Madhu Mansoori Hasmukh (born 4 September 1948) is an Indian singer, songwriter and activist. He had written and sung several Nagpuri songs for movement of separate state Jharkhand. In 2011, the Government of Jharkhand awarded him Jharkhand Ratna Award. In 2020, he received Padma Shri in field of Arts.

==Personal life==
Madhu Mansuri Hasmukh was born on 4 September 1948 in similia in Ranchi district. His father name was Abdul Rahman Mansuri. According to Madhu Mansuri, his ancestors were Oraon who were converted to Islam. He married Samia Oraon.

==Career==
Hasmukh was operator in MECON. He learned traditional song from his father.

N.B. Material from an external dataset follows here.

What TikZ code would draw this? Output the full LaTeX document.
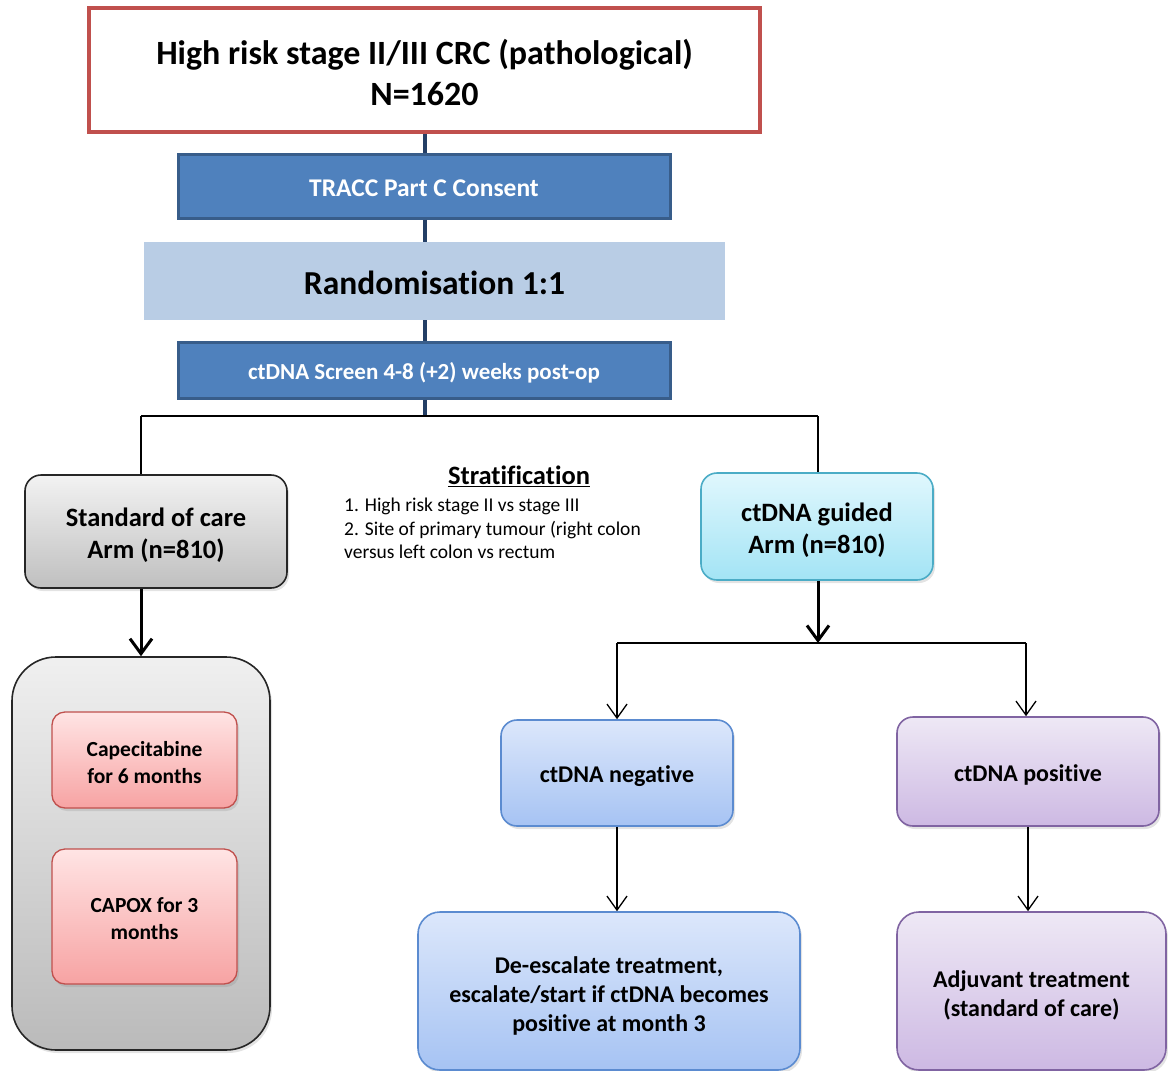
\documentclass[tikz,border=0pt]{standalone}
\usepackage{fontspec}
\setmainfont{Carlito}[Ligatures=NoCommon]
\usetikzlibrary{arrows.meta,shadows}

\definecolor{headred}{HTML}{C0504D}
\definecolor{barblue}{HTML}{4F81BD}
\definecolor{baredge}{HTML}{385D8A}
\definecolor{randblue}{HTML}{B9CDE5}
\definecolor{trunk}{HTML}{243F66}
\definecolor{cyanedge}{HTML}{4BACC6}
\definecolor{negedge}{HTML}{5B8BD0}
\definecolor{posedge}{HTML}{8064A2}

\tikzset{
  fs/.style 2 args={font=\bfseries\fontsize{#1}{#2}\selectfont},
  % box captions are set as centred labels so they can sit a little low in the box
  cap/.style n args={4}{label={[fs={#1}{#2}, align=center, yshift=-#3pt]center:{#4}}},
  headbox/.style={draw=headred, line width=3.5pt, fill=white},
  bluebar/.style={fill=barblue, draw=baredge, line width=3pt},
  randbar/.style={fill=randblue},
  rbox/.style={rectangle, rounded corners=16pt, line width=1.6pt,
    drop shadow={shadow xshift=2pt, shadow yshift=-3pt, opacity=0.22}},
  greybox/.style={rbox, draw=black!85, top color=black!5, bottom color=black!25},
  cyanbox/.style={rbox, draw=cyanedge, top color={rgb,255:red,224;green,247;blue,253},
    bottom color={rgb,255:red,163;green,228;blue,245}},
  pinkbox/.style={rbox, rounded corners=13pt, draw=headred, line width=1.3pt,
    top color={rgb,255:red,255;green,228;blue,228}, bottom color={rgb,255:red,247;green,163;blue,163}},
  negbox/.style={rbox, draw=negedge, top color={rgb,255:red,220;green,231;blue,251},
    bottom color={rgb,255:red,166;green,195;blue,243}},
  posbox/.style={rbox, draw=posedge, top color={rgb,255:red,238;green,232;blue,245},
    bottom color={rgb,255:red,205;green,185;blue,227}},
  thinarrow/.style={line width=1.3pt, -{Straight Barb[length=14pt,width=20pt]}},
  thickarrow/.style={line width=3pt, -{Straight Barb[length=15pt,width=22pt]}},
  branch/.style={line width=1.5pt},
  every label/.style={text=black},
}

\begin{document}
\begin{tikzpicture}[x=1pt,y=-1pt]
\useasboundingbox (0,0) rectangle (1168,1071);

% main column
\node[headbox, minimum width=671pt, minimum height=124pt,
  cap={34}{41}{2.5}{High risk stage II/III CRC (pathological)\\N=1620}] (head) at (424.5,70) {};
\node[bluebar, minimum width=492pt, minimum height=64pt,
  label={[fs={25.5}{30}, text=white, yshift=-2pt]center:TRACC Part C Consent}] (consent) at (424,186) {};
\node[randbar, minimum width=581pt, minimum height=78pt,
  cap={33.5}{40}{2}{Randomisation 1:1}] (rand) at (434.5,281) {};
\node[bluebar, minimum width=492pt, minimum height=56pt,
  label={[fs={23}{28}, text=white, yshift=-3pt]center:{ctDNA Screen 4-8 (+2) weeks post-op}}] (screen) at (424,370) {};

% arms
\node[greybox, minimum width=262pt, minimum height=113pt,
  cap={26.5}{32}{4}{Standard of care\\Arm (n=810)}] (soc) at (156,531.5) {};
\node[cyanbox, minimum width=232pt, minimum height=107pt,
  cap={26.5}{32}{4}{ctDNA guided\\Arm (n=810)}] (guided) at (817,526.5) {};

% stratification note
\node[fs={26.5}{30}] (strat) at (519,476) {\underline{Stratification}};
\node[anchor=north west, align=left, inner sep=0pt, font=\fontsize{19.5}{23.5}\selectfont] (stratlist) at (344,498)
  {1. High risk stage II vs stage III\\2. Site of primary tumour (right colon\\versus left colon vs rectum};

% standard of care options
\node[greybox, rounded corners=44pt, minimum width=258pt, minimum height=393pt,
  top color=black!6, bottom color=black!27] (soclist) at (141,853.5) {};
\node[pinkbox, minimum width=185pt, minimum height=96pt,
  cap={21.5}{27}{2.5}{Capecitabine\\for 6 months}] (cape) at (144.5,760) {};
\node[pinkbox, minimum width=185pt, minimum height=135pt,
  cap={21.5}{27}{2}{CAPOX for 3\\months}] (capox) at (144.5,916.5) {};

% ctDNA guided branches
\node[negbox, minimum width=232pt, minimum height=106pt,
  cap={24}{29}{3}{ctDNA negative}] (neg) at (617,773) {};
\node[posbox, minimum width=262pt, minimum height=109pt,
  cap={24}{29}{3}{ctDNA positive}] (pos) at (1028,771.5) {};
\node[negbox, rounded corners=22pt, minimum width=382pt, minimum height=158pt,
  cap={24}{29}{5}{De-escalate treatment,\\escalate/start if ctDNA becomes\\positive at month 3}] (deesc) at (609,991) {};
\node[posbox, rounded corners=22pt, minimum width=269pt, minimum height=158pt,
  cap={24}{29}{4}{Adjuvant treatment\\(standard of care)}] (adj) at (1031.5,991) {};

% trunk
\coordinate (split) at (425,416);
\coordinate (lbr) at (141,416);
\coordinate (rbr) at (818,416);
\begin{scope}[trunk, line width=4pt]
  \draw (head.south -| split) -- (consent.north -| split);
  \draw (consent.south -| split) -- (rand.north -| split);
  \draw (rand.south -| split) -- (screen.north -| split);
  \draw (screen.south -| split) -- (split);
\end{scope}

% split into the two arms
\draw[branch] (lbr) -- (rbr);
\draw[branch] (lbr) -- (lbr |- soc.north);
\draw[branch] (rbr) -- (rbr |- guided.north);

\draw[thickarrow] (soclist.north |- soc.south) -- (soclist.north);

\coordinate (gsplit) at (818,643);
\coordinate (gl) at (617,643);
\coordinate (gr) at (1026,643);
\draw[thickarrow] (guided.south -| gsplit) -- (gsplit);
\draw[branch] (gl) -- (gr);
\draw[thinarrow] (gl) -- (neg.north);
\draw[thinarrow] (gr) -- (gr |- pos.north);
\draw[thinarrow] (neg.south) -- (neg.south |- deesc.north);
\draw[thinarrow] (pos.south) -- (pos.south |- adj.north);
\end{tikzpicture}
\end{document}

He had started singing songs from his childhood. He sang first song in stage in 1960 at the age of twelve. He established Shist Manch in 1960 and his first book of Nagpuri songs got published. In 1972 he wrote "Nagpur kar Kora" song. In 1992, he traveled Taiwan with Ram Dayal Munda and Mukund Nayak. He had written and sung several Nagpuri songs for movement for separate Jharkhand state.

==Awards and recognition==
Government of Jharkhand awarded him Jharkhand Bibhuti Award. In 2011, Government of Jharkhand awarded him Jharkhand Ratna Award. In 2020, he received Padma Shri in field of Arts.